O incidente mais notório resultou no assassinato de quase 8 mil homens e meninos bósnios muçulmanos em Srebrenica em 1995, meses antes do fim da guerra.
Afeganistão

Operação Liberdade Duradoura: ideia era destruir bases da Al Qaeda e desbancar Talebã. Mas nem tudo saiu como se pensava
Operação Liberdade Duradoura: ideia era destruir bases da Al Qaeda e desbancar Talebã.
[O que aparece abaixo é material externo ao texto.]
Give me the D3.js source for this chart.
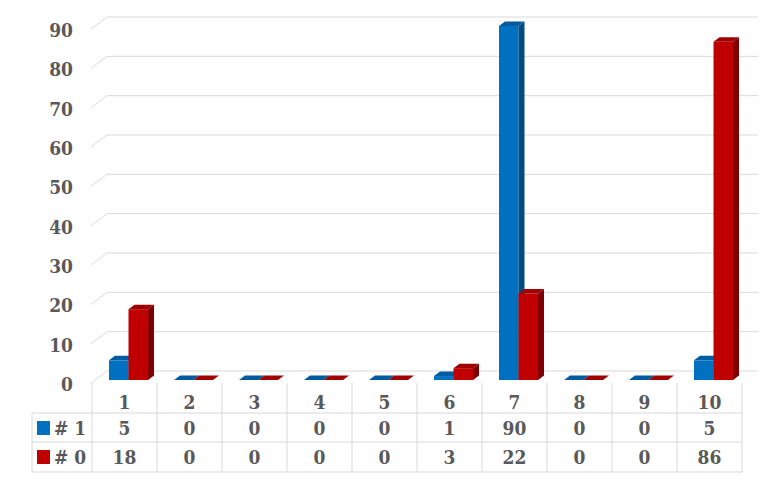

Mas nem tudo saiu como se pensava

Quando os Estados Unidos foram atacados em 11 de setembro de 2011, foram considerados culpados a Al Qaeda e seu líder Osama Bin Laden, que previamente havia dito que os EUA haviam declarado “a guerra contra Deus, seu mensageiro e muçulmanos” e havia pedido a todos os muçulmanos que “cumprissem a ordem de Deus de matar os americanos”.
Depois do 11 de setembro, os dirigentes do Talibã do Afeganistão foram acusados de proteger a Al Qaeda e Bin Laden.
Os EUA, apoiados por aliados, invadiram o país.
O objetivo alegado era desmantelar a Al Qaeda e impedir que tivessem uma base segura para suas operações, tirando os talibãs do poder no Afeganistão, onde eles aplicavam uma rígida interpretação da lei islâmica.
Depois do Afeganistão, a “guerra contra o terror” se expandiu com a invasão ao Iraque, justificada com argumentos que em sua maioria foram desacreditados.
Alguns começaram a considerar a “guerra contra o terror” com uma guerra do Ocidente contra o Islã.
Estado Islâmico
O chamado Estado Islâmico emergiu dos escombros da invasão do Iraque e da guerra civil síria, e pratica uma forma extrema de islamismo no qual sangue é derramados com objetivos políticos e religiosos.
O grupo conquistou território na Síria e no Iraque e assumiu a responsabilidade por ataques em várias partes do mundo, como Tunísia, Líbano, França e Bélgica.
Ele rechaça a democracia, considerando-a como uma ideologia ocidental desencaminhada, e tenta desafiá-la não apenas atacando o que chama de governos apóstatas (não crentes) do Oriente Médio e África do Norte, mas também as democracias liberais centrais do Ocidente.
O grupo advertiu outros grupos jihadistas do mundo que eles têm de aceitar sua autoridade suprema para erradicar os obstáculos para restaurar o reino de Alá Terra e defender a comunidade muçulmana contra infiéis e apóstatas.